Repeat everything from the first line of the listing below through the line that contains "21.4, 11.2, 6.2];", exactly. Leave out pictures.
[BEGIN]
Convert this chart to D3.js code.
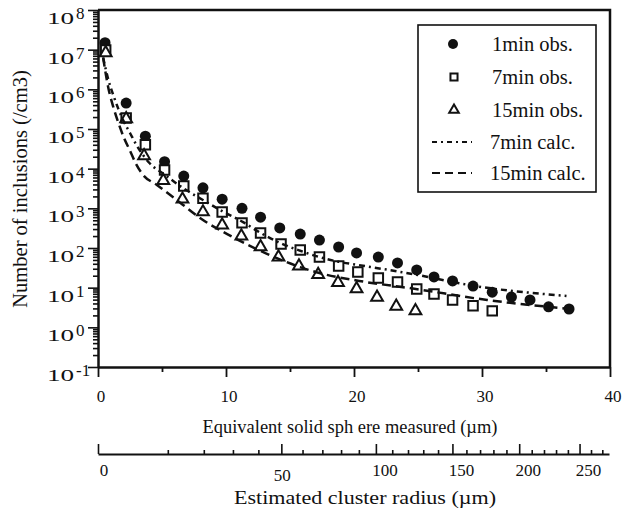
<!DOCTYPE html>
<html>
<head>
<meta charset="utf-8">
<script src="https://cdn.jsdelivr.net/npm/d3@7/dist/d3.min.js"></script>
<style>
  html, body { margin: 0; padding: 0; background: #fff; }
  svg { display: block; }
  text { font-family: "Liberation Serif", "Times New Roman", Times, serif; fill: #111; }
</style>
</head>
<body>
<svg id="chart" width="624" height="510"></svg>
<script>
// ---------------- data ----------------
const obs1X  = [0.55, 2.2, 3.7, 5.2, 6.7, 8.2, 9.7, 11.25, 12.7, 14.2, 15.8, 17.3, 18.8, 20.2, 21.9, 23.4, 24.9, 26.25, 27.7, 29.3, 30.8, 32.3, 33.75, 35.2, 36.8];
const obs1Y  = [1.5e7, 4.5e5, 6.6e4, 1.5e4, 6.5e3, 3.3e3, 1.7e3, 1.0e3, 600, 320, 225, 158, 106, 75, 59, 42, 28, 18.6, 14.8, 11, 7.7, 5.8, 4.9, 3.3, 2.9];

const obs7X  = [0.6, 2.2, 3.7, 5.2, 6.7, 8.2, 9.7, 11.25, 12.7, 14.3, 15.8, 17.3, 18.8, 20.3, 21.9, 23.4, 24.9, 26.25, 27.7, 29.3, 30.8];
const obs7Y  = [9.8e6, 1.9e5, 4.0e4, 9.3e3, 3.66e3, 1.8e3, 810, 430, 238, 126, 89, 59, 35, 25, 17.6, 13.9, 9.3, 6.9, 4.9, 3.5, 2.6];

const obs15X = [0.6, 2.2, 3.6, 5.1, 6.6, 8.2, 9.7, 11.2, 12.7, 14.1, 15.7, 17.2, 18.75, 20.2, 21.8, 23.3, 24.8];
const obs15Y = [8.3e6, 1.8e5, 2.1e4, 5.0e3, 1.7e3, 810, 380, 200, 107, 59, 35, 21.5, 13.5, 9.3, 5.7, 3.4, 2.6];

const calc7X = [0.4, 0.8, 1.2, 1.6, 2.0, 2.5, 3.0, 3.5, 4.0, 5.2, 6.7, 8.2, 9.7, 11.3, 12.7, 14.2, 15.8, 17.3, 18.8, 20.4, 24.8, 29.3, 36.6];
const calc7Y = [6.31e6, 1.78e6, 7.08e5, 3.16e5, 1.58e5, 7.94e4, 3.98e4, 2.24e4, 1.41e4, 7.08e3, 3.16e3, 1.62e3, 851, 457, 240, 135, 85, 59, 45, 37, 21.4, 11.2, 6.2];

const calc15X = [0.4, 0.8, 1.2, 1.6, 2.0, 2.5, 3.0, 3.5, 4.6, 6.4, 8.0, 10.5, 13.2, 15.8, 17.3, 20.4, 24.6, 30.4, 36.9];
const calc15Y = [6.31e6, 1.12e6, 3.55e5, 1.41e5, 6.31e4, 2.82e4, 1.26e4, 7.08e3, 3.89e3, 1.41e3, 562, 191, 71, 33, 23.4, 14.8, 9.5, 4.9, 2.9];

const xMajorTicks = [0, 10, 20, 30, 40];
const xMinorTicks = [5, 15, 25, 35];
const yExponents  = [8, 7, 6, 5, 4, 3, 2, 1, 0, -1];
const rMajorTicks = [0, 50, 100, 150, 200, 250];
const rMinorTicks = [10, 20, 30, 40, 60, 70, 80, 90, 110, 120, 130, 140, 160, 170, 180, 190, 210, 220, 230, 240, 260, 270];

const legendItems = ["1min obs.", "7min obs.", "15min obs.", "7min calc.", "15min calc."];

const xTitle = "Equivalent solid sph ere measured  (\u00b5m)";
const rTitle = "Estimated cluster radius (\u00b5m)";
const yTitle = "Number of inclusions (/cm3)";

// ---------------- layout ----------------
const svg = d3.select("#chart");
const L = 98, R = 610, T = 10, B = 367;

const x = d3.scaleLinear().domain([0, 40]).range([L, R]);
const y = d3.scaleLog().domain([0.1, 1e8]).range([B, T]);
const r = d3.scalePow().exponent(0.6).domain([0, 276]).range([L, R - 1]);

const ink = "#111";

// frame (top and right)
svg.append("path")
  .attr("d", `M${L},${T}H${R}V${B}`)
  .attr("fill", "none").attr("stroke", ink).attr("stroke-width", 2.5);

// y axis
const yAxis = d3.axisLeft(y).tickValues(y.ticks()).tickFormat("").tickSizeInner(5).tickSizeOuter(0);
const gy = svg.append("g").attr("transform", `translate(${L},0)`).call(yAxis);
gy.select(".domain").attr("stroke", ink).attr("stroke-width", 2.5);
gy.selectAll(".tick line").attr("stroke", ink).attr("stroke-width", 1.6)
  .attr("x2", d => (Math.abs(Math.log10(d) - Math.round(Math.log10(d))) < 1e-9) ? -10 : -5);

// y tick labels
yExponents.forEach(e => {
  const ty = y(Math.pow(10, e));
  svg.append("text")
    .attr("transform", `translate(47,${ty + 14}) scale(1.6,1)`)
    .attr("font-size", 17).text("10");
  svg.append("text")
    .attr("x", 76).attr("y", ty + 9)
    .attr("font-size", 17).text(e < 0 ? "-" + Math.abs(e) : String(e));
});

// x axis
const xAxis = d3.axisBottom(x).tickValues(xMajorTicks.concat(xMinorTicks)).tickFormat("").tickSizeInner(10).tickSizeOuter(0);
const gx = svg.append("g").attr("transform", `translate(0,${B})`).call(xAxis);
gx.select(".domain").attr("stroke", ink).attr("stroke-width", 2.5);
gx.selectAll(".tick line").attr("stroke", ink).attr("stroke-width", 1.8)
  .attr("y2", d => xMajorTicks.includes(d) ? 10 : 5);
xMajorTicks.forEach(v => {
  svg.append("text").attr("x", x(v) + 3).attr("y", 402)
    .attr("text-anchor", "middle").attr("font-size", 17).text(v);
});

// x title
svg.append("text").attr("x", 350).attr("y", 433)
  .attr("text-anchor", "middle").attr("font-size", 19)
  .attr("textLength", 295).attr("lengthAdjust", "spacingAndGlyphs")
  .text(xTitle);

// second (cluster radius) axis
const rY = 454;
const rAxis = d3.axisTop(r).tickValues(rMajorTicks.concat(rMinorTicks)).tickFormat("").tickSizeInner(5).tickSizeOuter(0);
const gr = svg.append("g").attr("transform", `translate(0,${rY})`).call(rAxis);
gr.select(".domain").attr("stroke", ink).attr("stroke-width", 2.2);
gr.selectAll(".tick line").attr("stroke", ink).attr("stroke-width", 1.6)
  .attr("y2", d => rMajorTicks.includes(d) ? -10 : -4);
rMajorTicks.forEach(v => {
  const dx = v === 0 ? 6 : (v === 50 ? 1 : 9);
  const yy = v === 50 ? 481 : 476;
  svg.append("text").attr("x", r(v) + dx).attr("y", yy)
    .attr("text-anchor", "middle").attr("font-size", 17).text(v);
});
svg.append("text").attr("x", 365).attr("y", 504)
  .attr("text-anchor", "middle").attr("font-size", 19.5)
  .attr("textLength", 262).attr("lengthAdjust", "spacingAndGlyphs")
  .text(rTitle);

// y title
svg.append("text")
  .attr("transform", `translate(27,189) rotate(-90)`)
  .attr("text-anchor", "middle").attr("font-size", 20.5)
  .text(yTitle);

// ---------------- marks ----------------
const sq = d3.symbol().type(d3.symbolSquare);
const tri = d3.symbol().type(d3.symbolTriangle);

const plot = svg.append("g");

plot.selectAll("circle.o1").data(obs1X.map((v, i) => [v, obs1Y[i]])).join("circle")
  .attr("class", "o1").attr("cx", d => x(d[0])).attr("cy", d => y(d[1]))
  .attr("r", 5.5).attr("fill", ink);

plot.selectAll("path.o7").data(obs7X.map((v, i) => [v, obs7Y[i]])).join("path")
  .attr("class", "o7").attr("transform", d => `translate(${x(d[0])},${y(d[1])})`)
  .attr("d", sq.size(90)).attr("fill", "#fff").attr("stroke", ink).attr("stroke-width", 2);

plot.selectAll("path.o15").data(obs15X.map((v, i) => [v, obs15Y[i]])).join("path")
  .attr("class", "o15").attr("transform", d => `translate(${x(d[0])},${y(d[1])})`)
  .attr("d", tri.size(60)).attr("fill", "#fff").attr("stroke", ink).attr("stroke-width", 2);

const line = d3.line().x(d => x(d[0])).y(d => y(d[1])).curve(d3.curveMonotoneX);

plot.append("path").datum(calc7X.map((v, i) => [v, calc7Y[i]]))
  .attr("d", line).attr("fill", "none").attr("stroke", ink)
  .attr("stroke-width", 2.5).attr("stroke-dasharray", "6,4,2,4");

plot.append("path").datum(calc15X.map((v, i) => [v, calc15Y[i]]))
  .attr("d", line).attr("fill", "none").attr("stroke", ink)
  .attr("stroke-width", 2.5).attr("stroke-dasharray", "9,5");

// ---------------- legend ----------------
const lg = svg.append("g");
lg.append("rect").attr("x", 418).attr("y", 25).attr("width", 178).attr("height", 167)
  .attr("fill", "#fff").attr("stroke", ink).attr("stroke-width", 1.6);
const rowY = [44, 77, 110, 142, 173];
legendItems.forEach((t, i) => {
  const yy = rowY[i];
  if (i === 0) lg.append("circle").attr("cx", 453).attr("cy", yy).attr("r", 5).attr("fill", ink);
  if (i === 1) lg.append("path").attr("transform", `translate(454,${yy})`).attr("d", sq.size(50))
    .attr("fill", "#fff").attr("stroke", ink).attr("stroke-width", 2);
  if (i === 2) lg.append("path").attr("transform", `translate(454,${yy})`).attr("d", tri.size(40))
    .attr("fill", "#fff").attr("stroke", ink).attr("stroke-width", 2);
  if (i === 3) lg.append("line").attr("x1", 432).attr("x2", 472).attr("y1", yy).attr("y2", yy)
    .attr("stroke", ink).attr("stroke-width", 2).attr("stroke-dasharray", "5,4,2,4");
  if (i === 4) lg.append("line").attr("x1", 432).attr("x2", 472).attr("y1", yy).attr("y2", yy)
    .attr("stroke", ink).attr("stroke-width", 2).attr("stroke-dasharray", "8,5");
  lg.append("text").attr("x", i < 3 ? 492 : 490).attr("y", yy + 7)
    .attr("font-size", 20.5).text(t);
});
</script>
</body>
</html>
[END]
**Task answer:**
Convert this chart to D3.js code.
<!DOCTYPE html>
<html>
<head>
<meta charset="utf-8">
<script src="https://cdn.jsdelivr.net/npm/d3@7/dist/d3.min.js"></script>
<style>
  html, body { margin: 0; padding: 0; background: #fff; }
  svg { display: block; }
  text { font-family: "Liberation Serif", "Times New Roman", Times, serif; fill: #111; }
</style>
</head>
<body>
<svg id="chart" width="624" height="510"></svg>
<script>
// ---------------- data ----------------
const obs1X  = [0.55, 2.2, 3.7, 5.2, 6.7, 8.2, 9.7, 11.25, 12.7, 14.2, 15.8, 17.3, 18.8, 20.2, 21.9, 23.4, 24.9, 26.25, 27.7, 29.3, 30.8, 32.3, 33.75, 35.2, 36.8];
const obs1Y  = [1.5e7, 4.5e5, 6.6e4, 1.5e4, 6.5e3, 3.3e3, 1.7e3, 1.0e3, 600, 320, 225, 158, 106, 75, 59, 42, 28, 18.6, 14.8, 11, 7.7, 5.8, 4.9, 3.3, 2.9];

const obs7X  = [0.6, 2.2, 3.7, 5.2, 6.7, 8.2, 9.7, 11.25, 12.7, 14.3, 15.8, 17.3, 18.8, 20.3, 21.9, 23.4, 24.9, 26.25, 27.7, 29.3, 30.8];
const obs7Y  = [9.8e6, 1.9e5, 4.0e4, 9.3e3, 3.66e3, 1.8e3, 810, 430, 238, 126, 89, 59, 35, 25, 17.6, 13.9, 9.3, 6.9, 4.9, 3.5, 2.6];

const obs15X = [0.6, 2.2, 3.6, 5.1, 6.6, 8.2, 9.7, 11.2, 12.7, 14.1, 15.7, 17.2, 18.75, 20.2, 21.8, 23.3, 24.8];
const obs15Y = [8.3e6, 1.8e5, 2.1e4, 5.0e3, 1.7e3, 810, 380, 200, 107, 59, 35, 21.5, 13.5, 9.3, 5.7, 3.4, 2.6];

const calc7X = [0.4, 0.8, 1.2, 1.6, 2.0, 2.5, 3.0, 3.5, 4.0, 5.2, 6.7, 8.2, 9.7, 11.3, 12.7, 14.2, 15.8, 17.3, 18.8, 20.4, 24.8, 29.3, 36.6];
const calc7Y = [6.31e6, 1.78e6, 7.08e5, 3.16e5, 1.58e5, 7.94e4, 3.98e4, 2.24e4, 1.41e4, 7.08e3, 3.16e3, 1.62e3, 851, 457, 240, 135, 85, 59, 45, 37, 21.4, 11.2, 6.2];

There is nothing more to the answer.